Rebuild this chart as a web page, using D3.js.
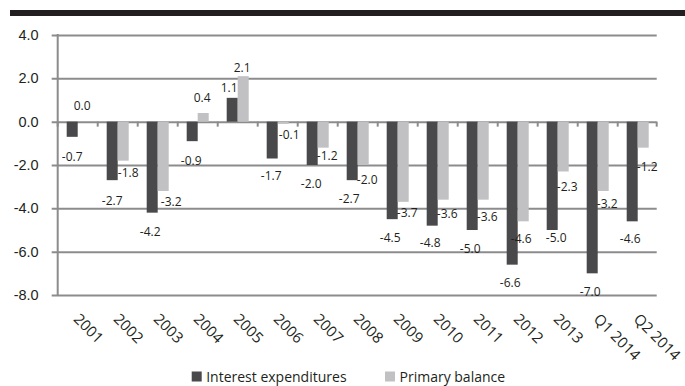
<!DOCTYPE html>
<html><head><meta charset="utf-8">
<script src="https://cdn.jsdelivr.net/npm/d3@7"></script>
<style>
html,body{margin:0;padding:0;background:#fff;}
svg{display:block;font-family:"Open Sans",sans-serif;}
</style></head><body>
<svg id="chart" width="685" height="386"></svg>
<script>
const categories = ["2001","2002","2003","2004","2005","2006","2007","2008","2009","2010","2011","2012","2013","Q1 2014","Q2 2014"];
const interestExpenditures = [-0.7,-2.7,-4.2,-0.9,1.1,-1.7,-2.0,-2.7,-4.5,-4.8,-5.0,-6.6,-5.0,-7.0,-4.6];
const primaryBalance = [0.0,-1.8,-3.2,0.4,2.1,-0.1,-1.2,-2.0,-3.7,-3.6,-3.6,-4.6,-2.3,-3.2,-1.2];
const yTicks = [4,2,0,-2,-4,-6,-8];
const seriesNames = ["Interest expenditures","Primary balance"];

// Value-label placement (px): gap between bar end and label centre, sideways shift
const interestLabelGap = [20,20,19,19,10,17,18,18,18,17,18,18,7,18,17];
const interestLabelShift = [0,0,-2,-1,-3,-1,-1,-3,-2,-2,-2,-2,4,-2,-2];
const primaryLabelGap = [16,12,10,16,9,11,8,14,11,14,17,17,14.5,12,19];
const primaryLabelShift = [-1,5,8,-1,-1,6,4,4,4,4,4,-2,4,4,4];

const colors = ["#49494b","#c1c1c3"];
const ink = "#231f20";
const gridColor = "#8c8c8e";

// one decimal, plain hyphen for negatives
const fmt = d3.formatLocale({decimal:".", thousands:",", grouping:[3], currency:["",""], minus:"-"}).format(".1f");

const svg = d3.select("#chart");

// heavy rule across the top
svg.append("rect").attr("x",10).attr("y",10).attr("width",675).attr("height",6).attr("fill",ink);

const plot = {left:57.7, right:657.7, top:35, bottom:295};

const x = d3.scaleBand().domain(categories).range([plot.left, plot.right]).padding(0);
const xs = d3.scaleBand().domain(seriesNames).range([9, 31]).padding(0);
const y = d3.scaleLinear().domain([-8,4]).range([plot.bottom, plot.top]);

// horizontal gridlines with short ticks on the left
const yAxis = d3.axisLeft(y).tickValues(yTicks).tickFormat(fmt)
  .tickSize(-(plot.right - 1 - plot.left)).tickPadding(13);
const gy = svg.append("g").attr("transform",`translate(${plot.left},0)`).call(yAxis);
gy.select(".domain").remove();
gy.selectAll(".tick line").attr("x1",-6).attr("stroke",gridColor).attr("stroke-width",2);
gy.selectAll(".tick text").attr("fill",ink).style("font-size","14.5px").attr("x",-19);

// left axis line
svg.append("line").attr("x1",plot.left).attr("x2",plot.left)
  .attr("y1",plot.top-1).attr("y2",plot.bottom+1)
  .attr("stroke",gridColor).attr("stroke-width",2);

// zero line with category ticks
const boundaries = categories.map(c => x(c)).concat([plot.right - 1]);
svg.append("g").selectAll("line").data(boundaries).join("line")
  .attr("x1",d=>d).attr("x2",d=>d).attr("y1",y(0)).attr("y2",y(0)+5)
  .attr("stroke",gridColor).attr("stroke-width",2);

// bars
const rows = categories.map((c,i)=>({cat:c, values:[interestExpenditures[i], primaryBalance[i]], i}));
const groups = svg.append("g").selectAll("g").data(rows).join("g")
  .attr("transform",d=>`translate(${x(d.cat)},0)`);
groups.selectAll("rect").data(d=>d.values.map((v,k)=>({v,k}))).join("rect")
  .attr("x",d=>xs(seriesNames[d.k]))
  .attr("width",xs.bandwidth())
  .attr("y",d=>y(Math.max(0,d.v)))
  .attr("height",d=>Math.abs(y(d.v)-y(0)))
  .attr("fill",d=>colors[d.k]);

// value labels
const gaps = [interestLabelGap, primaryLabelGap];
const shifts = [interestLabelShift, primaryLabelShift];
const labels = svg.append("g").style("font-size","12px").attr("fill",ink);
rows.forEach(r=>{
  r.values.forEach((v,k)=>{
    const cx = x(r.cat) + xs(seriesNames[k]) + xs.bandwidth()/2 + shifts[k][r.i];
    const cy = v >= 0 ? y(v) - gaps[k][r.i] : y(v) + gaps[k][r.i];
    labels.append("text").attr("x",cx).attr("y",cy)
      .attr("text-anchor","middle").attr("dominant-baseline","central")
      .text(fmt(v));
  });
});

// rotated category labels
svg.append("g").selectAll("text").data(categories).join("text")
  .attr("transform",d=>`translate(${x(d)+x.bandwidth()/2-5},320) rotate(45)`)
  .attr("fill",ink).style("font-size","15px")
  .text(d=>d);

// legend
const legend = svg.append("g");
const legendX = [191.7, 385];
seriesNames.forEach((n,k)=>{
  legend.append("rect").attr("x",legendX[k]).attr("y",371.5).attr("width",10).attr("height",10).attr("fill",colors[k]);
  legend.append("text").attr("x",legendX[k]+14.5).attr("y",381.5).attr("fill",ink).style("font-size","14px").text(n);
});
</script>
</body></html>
#####
*Brief:*
Transcribe all of the material exactly, leaving out whatever pictures it contains.

*Solution:*
Rebuild this chart as a web page, using D3.js.
<!DOCTYPE html>
<html><head><meta charset="utf-8">
<script src="https://cdn.jsdelivr.net/npm/d3@7"></script>
<style>
html,body{margin:0;padding:0;background:#fff;}
svg{display:block;font-family:"Open Sans",sans-serif;}
</style></head><body>
<svg id="chart" width="685" height="386"></svg>
<script>
const categories = ["2001","2002","2003","2004","2005","2006","2007","2008","2009","2010","2011","2012","2013","Q1 2014","Q2 2014"];
const interestExpenditures = [-0.7,-2.7,-4.2,-0.9,1.1,-1.7,-2.0,-2.7,-4.5,-4.8,-5.0,-6.6,-5.0,-7.0,-4.6];
const primaryBalance = [0.0,-1.8,-3.2,0.4,2.1,-0.1,-1.2,-2.0,-3.7,-3.6,-3.6,-4.6,-2.3,-3.2,-1.2];
const yTicks = [4,2,0,-2,-4,-6,-8];
const seriesNames = ["Interest expenditures","Primary balance"];

// Value-label placement (px): gap between bar end and label centre, sideways shift
const interestLabelGap = [20,20,19,19,10,17,18,18,18,17,18,18,7,18,17];
const interestLabelShift = [0,0,-2,-1,-3,-1,-1,-3,-2,-2,-2,-2,4,-2,-2];
const primaryLabelGap = [16,12,10,16,9,11,8,14,11,14,17,17,14.5,12,19];
const primaryLabelShift = [-1,5,8,-1,-1,6,4,4,4,4,4,-2,4,4,4];

const colors = ["#49494b","#c1c1c3"];
const ink = "#231f20";
const gridColor = "#8c8c8e";

// one decimal, plain hyphen for negatives
const fmt = d3.formatLocale({decimal:".", thousands:",", grouping:[3], currency:["",""], minus:"-"}).format(".1f");

const svg = d3.select("#chart");

// heavy rule across the top
svg.append("rect").attr("x",10).attr("y",10).attr("width",675).attr("height",6).attr("fill",ink);

const plot = {left:57.7, right:657.7, top:35, bottom:295};

const x = d3.scaleBand().domain(categories).range([plot.left, plot.right]).padding(0);
const xs = d3.scaleBand().domain(seriesNames).range([9, 31]).padding(0);
const y = d3.scaleLinear().domain([-8,4]).range([plot.bottom, plot.top]);

// horizontal gridlines with short ticks on the left
const yAxis = d3.axisLeft(y).tickValues(yTicks).tickFormat(fmt)
  .tickSize(-(plot.right - 1 - plot.left)).tickPadding(13);
const gy = svg.append("g").attr("transform",`translate(${plot.left},0)`).call(yAxis);
gy.select(".domain").remove();
gy.selectAll(".tick line").attr("x1",-6).attr("stroke",gridColor).attr("stroke-width",2);
gy.selectAll(".tick text").attr("fill",ink).style("font-size","14.5px").attr("x",-19);

// left axis line
svg.append("line").attr("x1",plot.left).attr("x2",plot.left)
  .attr("y1",plot.top-1).attr("y2",plot.bottom+1)
  .attr("stroke",gridColor).attr("stroke-width",2);

// zero line with category ticks
const boundaries = categories.map(c => x(c)).concat([plot.right - 1]);
svg.append("g").selectAll("line").data(boundaries).join("line")
  .attr("x1",d=>d).attr("x2",d=>d).attr("y1",y(0)).attr("y2",y(0)+5)
  .attr("stroke",gridColor).attr("stroke-width",2);

// bars
const rows = categories.map((c,i)=>({cat:c, values:[interestExpenditures[i], primaryBalance[i]], i}));
const groups = svg.append("g").selectAll("g").data(rows).join("g")
  .attr("transform",d=>`translate(${x(d.cat)},0)`);
groups.selectAll("rect").data(d=>d.values.map((v,k)=>({v,k}))).join("rect")
  .attr("x",d=>xs(seriesNames[d.k]))
  .attr("width",xs.bandwidth())
  .attr("y",d=>y(Math.max(0,d.v)))
  .attr("height",d=>Math.abs(y(d.v)-y(0)))
  .attr("fill",d=>colors[d.k]);

// value labels
const gaps = [interestLabelGap, primaryLabelGap];
const shifts = [interestLabelShift, primaryLabelShift];
const labels = svg.append("g").style("font-size","12px").attr("fill",ink);
rows.forEach(r=>{
  r.values.forEach((v,k)=>{
    const cx = x(r.cat) + xs(seriesNames[k]) + xs.bandwidth()/2 + shifts[k][r.i];
    const cy = v >= 0 ? y(v) - gaps[k][r.i] : y(v) + gaps[k][r.i];
    labels.append("text").attr("x",cx).attr("y",cy)
      .attr("text-anchor","middle").attr("dominant-baseline","central")
      .text(fmt(v));
  });
});

// rotated category labels
svg.append("g").selectAll("text").data(categories).join("text")
  .attr("transform",d=>`translate(${x(d)+x.bandwidth()/2-5},320) rotate(45)`)
  .attr("fill",ink).style("font-size","15px")
  .text(d=>d);

// legend
const legend = svg.append("g");
const legendX = [191.7, 385];
seriesNames.forEach((n,k)=>{
  legend.append("rect").attr("x",legendX[k]).attr("y",371.5).attr("width",10).attr("height",10).attr("fill",colors[k]);
  legend.append("text").attr("x",legendX[k]+14.5).attr("y",381.5).attr("fill",ink).style("font-size","14px").text(n);
});
</script>
</body></html>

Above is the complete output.